[Begin MATERIAL SUPPLIED]

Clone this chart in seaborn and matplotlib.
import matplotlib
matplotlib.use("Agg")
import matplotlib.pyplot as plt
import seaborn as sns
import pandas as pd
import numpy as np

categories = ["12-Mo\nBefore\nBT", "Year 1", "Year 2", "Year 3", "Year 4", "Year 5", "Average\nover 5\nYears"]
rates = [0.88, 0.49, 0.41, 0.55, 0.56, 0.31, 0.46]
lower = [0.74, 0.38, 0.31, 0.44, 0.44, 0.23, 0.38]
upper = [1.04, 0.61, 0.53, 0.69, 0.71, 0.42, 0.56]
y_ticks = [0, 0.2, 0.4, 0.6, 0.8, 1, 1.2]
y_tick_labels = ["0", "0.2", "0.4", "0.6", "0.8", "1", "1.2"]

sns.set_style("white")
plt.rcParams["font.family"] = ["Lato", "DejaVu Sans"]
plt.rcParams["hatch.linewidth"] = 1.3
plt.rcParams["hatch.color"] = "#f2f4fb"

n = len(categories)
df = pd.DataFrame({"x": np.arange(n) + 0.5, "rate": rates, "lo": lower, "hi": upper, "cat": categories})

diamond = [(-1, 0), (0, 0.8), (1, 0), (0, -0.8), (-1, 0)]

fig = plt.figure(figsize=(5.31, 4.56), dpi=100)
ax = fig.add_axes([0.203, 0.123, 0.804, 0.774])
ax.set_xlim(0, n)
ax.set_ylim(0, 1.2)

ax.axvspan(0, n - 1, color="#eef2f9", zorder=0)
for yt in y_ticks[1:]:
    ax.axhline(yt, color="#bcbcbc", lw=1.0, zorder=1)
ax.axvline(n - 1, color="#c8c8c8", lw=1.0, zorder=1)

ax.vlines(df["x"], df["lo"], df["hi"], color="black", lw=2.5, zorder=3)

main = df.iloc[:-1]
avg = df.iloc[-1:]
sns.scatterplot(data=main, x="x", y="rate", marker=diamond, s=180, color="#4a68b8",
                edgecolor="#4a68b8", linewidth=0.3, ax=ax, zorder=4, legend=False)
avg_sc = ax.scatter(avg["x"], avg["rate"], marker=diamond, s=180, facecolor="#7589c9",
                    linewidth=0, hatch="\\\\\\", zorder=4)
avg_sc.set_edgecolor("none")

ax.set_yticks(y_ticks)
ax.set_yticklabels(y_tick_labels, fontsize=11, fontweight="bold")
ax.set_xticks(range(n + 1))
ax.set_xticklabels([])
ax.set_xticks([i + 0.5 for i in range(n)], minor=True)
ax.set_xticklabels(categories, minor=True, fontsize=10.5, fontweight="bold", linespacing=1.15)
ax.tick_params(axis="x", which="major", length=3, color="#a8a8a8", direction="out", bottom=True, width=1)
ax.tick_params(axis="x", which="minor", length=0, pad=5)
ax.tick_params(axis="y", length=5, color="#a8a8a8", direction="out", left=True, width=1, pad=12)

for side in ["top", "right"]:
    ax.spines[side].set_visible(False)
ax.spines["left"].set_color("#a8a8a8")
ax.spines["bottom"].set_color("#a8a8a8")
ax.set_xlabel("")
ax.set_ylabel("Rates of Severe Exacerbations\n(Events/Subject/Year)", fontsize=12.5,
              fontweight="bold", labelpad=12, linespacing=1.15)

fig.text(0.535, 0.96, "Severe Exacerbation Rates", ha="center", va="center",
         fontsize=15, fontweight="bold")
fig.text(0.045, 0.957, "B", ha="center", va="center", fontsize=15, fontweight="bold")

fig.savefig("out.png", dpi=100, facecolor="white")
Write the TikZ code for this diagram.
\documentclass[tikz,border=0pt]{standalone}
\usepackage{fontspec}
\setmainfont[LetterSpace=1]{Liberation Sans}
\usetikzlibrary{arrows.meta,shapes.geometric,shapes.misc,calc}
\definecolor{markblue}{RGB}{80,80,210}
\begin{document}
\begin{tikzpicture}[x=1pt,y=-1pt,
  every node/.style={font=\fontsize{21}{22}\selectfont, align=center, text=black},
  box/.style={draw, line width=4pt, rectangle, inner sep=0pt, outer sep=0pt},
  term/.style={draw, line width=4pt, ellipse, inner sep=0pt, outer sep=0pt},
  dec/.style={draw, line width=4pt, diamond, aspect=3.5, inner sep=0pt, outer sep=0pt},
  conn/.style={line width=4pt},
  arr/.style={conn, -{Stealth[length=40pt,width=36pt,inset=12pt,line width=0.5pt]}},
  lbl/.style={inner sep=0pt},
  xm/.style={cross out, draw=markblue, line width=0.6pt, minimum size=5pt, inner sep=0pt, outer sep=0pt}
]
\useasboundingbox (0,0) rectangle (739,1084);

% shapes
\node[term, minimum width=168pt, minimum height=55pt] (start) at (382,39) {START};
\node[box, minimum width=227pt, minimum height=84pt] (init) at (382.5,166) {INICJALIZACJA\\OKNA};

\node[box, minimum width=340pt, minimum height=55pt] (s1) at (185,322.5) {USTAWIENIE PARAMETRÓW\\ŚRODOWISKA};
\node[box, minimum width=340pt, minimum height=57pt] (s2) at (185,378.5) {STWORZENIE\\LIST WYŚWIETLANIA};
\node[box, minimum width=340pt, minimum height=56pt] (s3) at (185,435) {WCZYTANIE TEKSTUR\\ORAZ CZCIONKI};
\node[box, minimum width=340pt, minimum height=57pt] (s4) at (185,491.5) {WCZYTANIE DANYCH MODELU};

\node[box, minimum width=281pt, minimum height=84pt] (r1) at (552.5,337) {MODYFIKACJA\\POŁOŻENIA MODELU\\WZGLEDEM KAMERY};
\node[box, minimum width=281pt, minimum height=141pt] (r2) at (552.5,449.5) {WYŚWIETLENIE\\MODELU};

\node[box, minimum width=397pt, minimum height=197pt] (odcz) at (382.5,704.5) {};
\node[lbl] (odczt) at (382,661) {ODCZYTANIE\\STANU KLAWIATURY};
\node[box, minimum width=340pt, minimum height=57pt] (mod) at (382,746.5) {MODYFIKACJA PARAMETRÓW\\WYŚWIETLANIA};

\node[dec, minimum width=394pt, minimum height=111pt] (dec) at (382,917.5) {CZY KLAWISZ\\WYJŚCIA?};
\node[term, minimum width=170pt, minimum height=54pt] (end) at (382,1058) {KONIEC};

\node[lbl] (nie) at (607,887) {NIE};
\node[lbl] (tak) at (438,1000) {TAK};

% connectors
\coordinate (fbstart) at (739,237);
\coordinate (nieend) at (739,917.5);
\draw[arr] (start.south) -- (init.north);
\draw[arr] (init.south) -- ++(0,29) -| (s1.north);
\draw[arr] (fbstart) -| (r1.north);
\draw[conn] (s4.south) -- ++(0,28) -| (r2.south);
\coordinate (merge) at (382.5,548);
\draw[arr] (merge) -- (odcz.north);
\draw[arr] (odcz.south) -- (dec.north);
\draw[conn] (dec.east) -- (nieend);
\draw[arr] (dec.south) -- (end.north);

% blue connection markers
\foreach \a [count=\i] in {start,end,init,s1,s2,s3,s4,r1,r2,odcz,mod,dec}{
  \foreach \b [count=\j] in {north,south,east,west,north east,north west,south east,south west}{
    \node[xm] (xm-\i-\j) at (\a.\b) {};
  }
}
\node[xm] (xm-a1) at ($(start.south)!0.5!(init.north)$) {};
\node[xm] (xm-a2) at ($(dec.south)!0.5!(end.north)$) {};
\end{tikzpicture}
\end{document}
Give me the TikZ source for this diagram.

[End MATERIAL SUPPLIED]

**YOUR INSTRUCTIONS:**
Each line of the listing above should be output exactly.

**EXERCISE RESULT:**
Clone this chart in seaborn and matplotlib.
import matplotlib
matplotlib.use("Agg")
import matplotlib.pyplot as plt
import seaborn as sns
import pandas as pd
import numpy as np

categories = ["12-Mo\nBefore\nBT", "Year 1", "Year 2", "Year 3", "Year 4", "Year 5", "Average\nover 5\nYears"]
rates = [0.88, 0.49, 0.41, 0.55, 0.56, 0.31, 0.46]
lower = [0.74, 0.38, 0.31, 0.44, 0.44, 0.23, 0.38]
upper = [1.04, 0.61, 0.53, 0.69, 0.71, 0.42, 0.56]
y_ticks = [0, 0.2, 0.4, 0.6, 0.8, 1, 1.2]
y_tick_labels = ["0", "0.2", "0.4", "0.6", "0.8", "1", "1.2"]

sns.set_style("white")
plt.rcParams["font.family"] = ["Lato", "DejaVu Sans"]
plt.rcParams["hatch.linewidth"] = 1.3
plt.rcParams["hatch.color"] = "#f2f4fb"

n = len(categories)
df = pd.DataFrame({"x": np.arange(n) + 0.5, "rate": rates, "lo": lower, "hi": upper, "cat": categories})

diamond = [(-1, 0), (0, 0.8), (1, 0), (0, -0.8), (-1, 0)]

fig = plt.figure(figsize=(5.31, 4.56), dpi=100)
ax = fig.add_axes([0.203, 0.123, 0.804, 0.774])
ax.set_xlim(0, n)
ax.set_ylim(0, 1.2)

ax.axvspan(0, n - 1, color="#eef2f9", zorder=0)
for yt in y_ticks[1:]:
    ax.axhline(yt, color="#bcbcbc", lw=1.0, zorder=1)
ax.axvline(n - 1, color="#c8c8c8", lw=1.0, zorder=1)

ax.vlines(df["x"], df["lo"], df["hi"], color="black", lw=2.5, zorder=3)

main = df.iloc[:-1]
avg = df.iloc[-1:]
sns.scatterplot(data=main, x="x", y="rate", marker=diamond, s=180, color="#4a68b8",
                edgecolor="#4a68b8", linewidth=0.3, ax=ax, zorder=4, legend=False)
avg_sc = ax.scatter(avg["x"], avg["rate"], marker=diamond, s=180, facecolor="#7589c9",
                    linewidth=0, hatch="\\\\\\", zorder=4)
avg_sc.set_edgecolor("none")

ax.set_yticks(y_ticks)
ax.set_yticklabels(y_tick_labels, fontsize=11, fontweight="bold")
ax.set_xticks(range(n + 1))
ax.set_xticklabels([])
ax.set_xticks([i + 0.5 for i in range(n)], minor=True)
ax.set_xticklabels(categories, minor=True, fontsize=10.5, fontweight="bold", linespacing=1.15)
ax.tick_params(axis="x", which="major", length=3, color="#a8a8a8", direction="out", bottom=True, width=1)
ax.tick_params(axis="x", which="minor", length=0, pad=5)
ax.tick_params(axis="y", length=5, color="#a8a8a8", direction="out", left=True, width=1, pad=12)

for side in ["top", "right"]:
    ax.spines[side].set_visible(False)
ax.spines["left"].set_color("#a8a8a8")
ax.spines["bottom"].set_color("#a8a8a8")
ax.set_xlabel("")
ax.set_ylabel("Rates of Severe Exacerbations\n(Events/Subject/Year)", fontsize=12.5,
              fontweight="bold", labelpad=12, linespacing=1.15)

fig.text(0.535, 0.96, "Severe Exacerbation Rates", ha="center", va="center",
         fontsize=15, fontweight="bold")
fig.text(0.045, 0.957, "B", ha="center", va="center", fontsize=15, fontweight="bold")

fig.savefig("out.png", dpi=100, facecolor="white")
Write the TikZ code for this diagram.
\documentclass[tikz,border=0pt]{standalone}
\usepackage{fontspec}
\setmainfont[LetterSpace=1]{Liberation Sans}
\usetikzlibrary{arrows.meta,shapes.geometric,shapes.misc,calc}
\definecolor{markblue}{RGB}{80,80,210}
\begin{document}
\begin{tikzpicture}[x=1pt,y=-1pt,
  every node/.style={font=\fontsize{21}{22}\selectfont, align=center, text=black},
  box/.style={draw, line width=4pt, rectangle, inner sep=0pt, outer sep=0pt},
  term/.style={draw, line width=4pt, ellipse, inner sep=0pt, outer sep=0pt},
  dec/.style={draw, line width=4pt, diamond, aspect=3.5, inner sep=0pt, outer sep=0pt},
  conn/.style={line width=4pt},
  arr/.style={conn, -{Stealth[length=40pt,width=36pt,inset=12pt,line width=0.5pt]}},
  lbl/.style={inner sep=0pt},
  xm/.style={cross out, draw=markblue, line width=0.6pt, minimum size=5pt, inner sep=0pt, outer sep=0pt}
]
\useasboundingbox (0,0) rectangle (739,1084);

% shapes
\node[term, minimum width=168pt, minimum height=55pt] (start) at (382,39) {START};
\node[box, minimum width=227pt, minimum height=84pt] (init) at (382.5,166) {INICJALIZACJA\\OKNA};

\node[box, minimum width=340pt, minimum height=55pt] (s1) at (185,322.5) {USTAWIENIE PARAMETRÓW\\ŚRODOWISKA};
\node[box, minimum width=340pt, minimum height=57pt] (s2) at (185,378.5) {STWORZENIE\\LIST WYŚWIETLANIA};
\node[box, minimum width=340pt, minimum height=56pt] (s3) at (185,435) {WCZYTANIE TEKSTUR\\ORAZ CZCIONKI};
\node[box, minimum width=340pt, minimum height=57pt] (s4) at (185,491.5) {WCZYTANIE DANYCH MODELU};

\node[box, minimum width=281pt, minimum height=84pt] (r1) at (552.5,337) {MODYFIKACJA\\POŁOŻENIA MODELU\\WZGLEDEM KAMERY};
\node[box, minimum width=281pt, minimum height=141pt] (r2) at (552.5,449.5) {WYŚWIETLENIE\\MODELU};

\node[box, minimum width=397pt, minimum height=197pt] (odcz) at (382.5,704.5) {};
\node[lbl] (odczt) at (382,661) {ODCZYTANIE\\STANU KLAWIATURY};
\node[box, minimum width=340pt, minimum height=57pt] (mod) at (382,746.5) {MODYFIKACJA PARAMETRÓW\\WYŚWIETLANIA};

\node[dec, minimum width=394pt, minimum height=111pt] (dec) at (382,917.5) {CZY KLAWISZ\\WYJŚCIA?};
\node[term, minimum width=170pt, minimum height=54pt] (end) at (382,1058) {KONIEC};

\node[lbl] (nie) at (607,887) {NIE};
\node[lbl] (tak) at (438,1000) {TAK};

% connectors
\coordinate (fbstart) at (739,237);
\coordinate (nieend) at (739,917.5);
\draw[arr] (start.south) -- (init.north);
\draw[arr] (init.south) -- ++(0,29) -| (s1.north);
\draw[arr] (fbstart) -| (r1.north);
\draw[conn] (s4.south) -- ++(0,28) -| (r2.south);
\coordinate (merge) at (382.5,548);
\draw[arr] (merge) -- (odcz.north);
\draw[arr] (odcz.south) -- (dec.north);
\draw[conn] (dec.east) -- (nieend);
\draw[arr] (dec.south) -- (end.north);

% blue connection markers
\foreach \a [count=\i] in {start,end,init,s1,s2,s3,s4,r1,r2,odcz,mod,dec}{
  \foreach \b [count=\j] in {north,south,east,west,north east,north west,south east,south west}{
    \node[xm] (xm-\i-\j) at (\a.\b) {};
  }
}
\node[xm] (xm-a1) at ($(start.south)!0.5!(init.north)$) {};
\node[xm] (xm-a2) at ($(dec.south)!0.5!(end.north)$) {};
\end{tikzpicture}
\end{document}
Give me the TikZ source for this diagram.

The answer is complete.